Keep studying AP® Environmental Science Unit 5
Aquifer Depletion (Unit 5)
Aquifer depletion is the general process, and the Ogallala is the example AP questions reach for to test it. If a question asks you to explain how overdrawing groundwater causes wells to fail or pumping costs to rise, the Ogallala is the name to drop.
The Green Revolution (Unit 5)
The mid-1900s push toward mechanized, high-input agriculture is exactly why Ogallala depletion accelerated after the 1950s. Center-pivot irrigation technology let farmers tap deep groundwater at industrial scale, which is the answer pattern AP multiple-choice questions about the aquifer's timeline are looking for.
Tragedy of the Commons (Unit 5)
Nobody owns the water under the Great Plains, so each farmer has an incentive to pump as much as possible before their neighbors do. The Ogallala is a textbook tragedy of the commons, just with groundwater instead of grazing land.
The Hydrologic Cycle and Aquifers (Unit 1)
Unit 1 teaches how groundwater fits into the water cycle and how aquifers recharge through infiltration. The Ogallala matters precisely because its recharge is so slow that much of its water is effectively non-renewable on human timescales, often called fossil water.
The Ogallala shows up most often in multiple-choice questions, and they tend to test four angles. First, why is it so vulnerable to depletion? Because withdrawal for irrigation far exceeds its slow natural recharge. Second, why did depletion accelerate after the 1950s? Center-pivot irrigation and Green Revolution-era farming expanded groundwater pumping dramatically. Third, what are the economic consequences if pumping continues? Rising well-drilling and pumping costs, falling crop yields, and declining agricultural viability across the central US. Fourth, what's the fix? Switching from spray or flood irrigation to drip irrigation, which delivers water directly to roots with minimal loss. No released FRQ has used the term verbatim, but it's a ready-made example for FRQ parts that ask you to identify a drawback of an irrigation method or propose a solution to unsustainable water use. Naming the Ogallala specifically makes your answer concrete instead of vague.

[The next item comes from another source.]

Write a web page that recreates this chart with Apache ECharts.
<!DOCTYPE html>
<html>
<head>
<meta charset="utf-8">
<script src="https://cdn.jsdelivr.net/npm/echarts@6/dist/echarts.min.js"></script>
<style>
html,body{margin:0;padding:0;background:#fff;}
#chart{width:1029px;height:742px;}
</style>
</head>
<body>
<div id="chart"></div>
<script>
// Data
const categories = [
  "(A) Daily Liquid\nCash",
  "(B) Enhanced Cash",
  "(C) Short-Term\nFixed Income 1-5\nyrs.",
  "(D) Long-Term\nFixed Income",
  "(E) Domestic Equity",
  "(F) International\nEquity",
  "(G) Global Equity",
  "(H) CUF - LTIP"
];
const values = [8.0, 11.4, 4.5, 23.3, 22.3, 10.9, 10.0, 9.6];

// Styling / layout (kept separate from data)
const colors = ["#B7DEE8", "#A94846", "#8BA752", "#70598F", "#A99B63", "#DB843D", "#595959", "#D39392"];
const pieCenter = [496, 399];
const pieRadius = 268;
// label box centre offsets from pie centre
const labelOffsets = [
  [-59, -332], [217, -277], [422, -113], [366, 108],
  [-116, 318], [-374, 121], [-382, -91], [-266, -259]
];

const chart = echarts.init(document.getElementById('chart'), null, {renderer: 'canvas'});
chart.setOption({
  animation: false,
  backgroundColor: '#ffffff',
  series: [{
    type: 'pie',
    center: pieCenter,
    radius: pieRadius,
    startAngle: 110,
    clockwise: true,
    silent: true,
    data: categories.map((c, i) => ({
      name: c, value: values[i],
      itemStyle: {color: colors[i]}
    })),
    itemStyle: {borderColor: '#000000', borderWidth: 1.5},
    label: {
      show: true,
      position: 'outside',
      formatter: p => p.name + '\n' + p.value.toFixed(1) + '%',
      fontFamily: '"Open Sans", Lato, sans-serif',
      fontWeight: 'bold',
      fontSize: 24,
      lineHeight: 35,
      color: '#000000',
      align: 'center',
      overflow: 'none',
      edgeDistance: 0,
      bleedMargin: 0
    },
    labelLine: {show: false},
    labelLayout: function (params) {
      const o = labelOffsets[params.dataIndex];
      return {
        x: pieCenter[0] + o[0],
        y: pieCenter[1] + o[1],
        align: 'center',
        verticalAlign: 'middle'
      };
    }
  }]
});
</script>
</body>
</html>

Aquifer depletion is the process; the Ogallala is a specific place where that process is happening on a massive scale. On the exam, depletion is the mechanism you explain (withdrawal exceeds recharge, water table drops, wells run dry), while the Ogallala is the evidence you cite. Don't treat 'the Ogallala' as a synonym for all groundwater problems. It's one inland aquifer, so issues like saltwater intrusion, which hits coastal aquifers, don't apply to it.
The Ogallala Aquifer is a huge groundwater reserve under the Great Plains that supplies irrigation water for a major share of US agriculture.
It is being depleted because farmers withdraw water far faster than the aquifer recharges, and in many areas its recharge is so slow the water is essentially non-renewable.
Depletion accelerated after the 1950s when center-pivot irrigation made large-scale groundwater pumping cheap and widespread.
Irrigation is the largest human use of freshwater at about 70% (EK EIN-2.E.1), and the Ogallala shows what happens when that demand hits a slow-recharging source.
Switching to efficient methods like drip irrigation is the standard exam answer for reducing Ogallala depletion while keeping crops productive.
Continued depletion threatens economic consequences in the central US, including higher pumping costs and farmland that can no longer support irrigated agriculture.
It's a massive aquifer beneath the central United States, stretching from South Dakota to Texas, that has been severely depleted by agricultural irrigation. In APES it's the central example for Topic 5.5 (Irrigation Methods) and the drawbacks of unsustainable water withdrawal.
No, but parts of it are in serious trouble. Water tables have dropped sharply in heavily farmed regions like western Kansas and the Texas panhandle, and because recharge is so slow, water pumped out today won't be replaced for generations.
Center-pivot irrigation, which spread rapidly after the 1950s, lets farmers pump huge volumes of groundwater across the Plains. Since irrigation accounts for about 70% of all human freshwater use and the aquifer recharges very slowly, withdrawals consistently outpace replenishment.
Aquifer depletion is the process of pumping groundwater faster than it recharges; the Ogallala is the most famous place it's happening. On the exam, explain depletion as the mechanism and use the Ogallala as your specific, named example.
The strongest answer is switching from spray or flood irrigation to drip irrigation, which delivers water directly to plant roots and cuts evaporation losses. Flood irrigation loses around 20% of its water and furrow irrigation about a third, so efficiency upgrades directly slow the rate of withdrawal.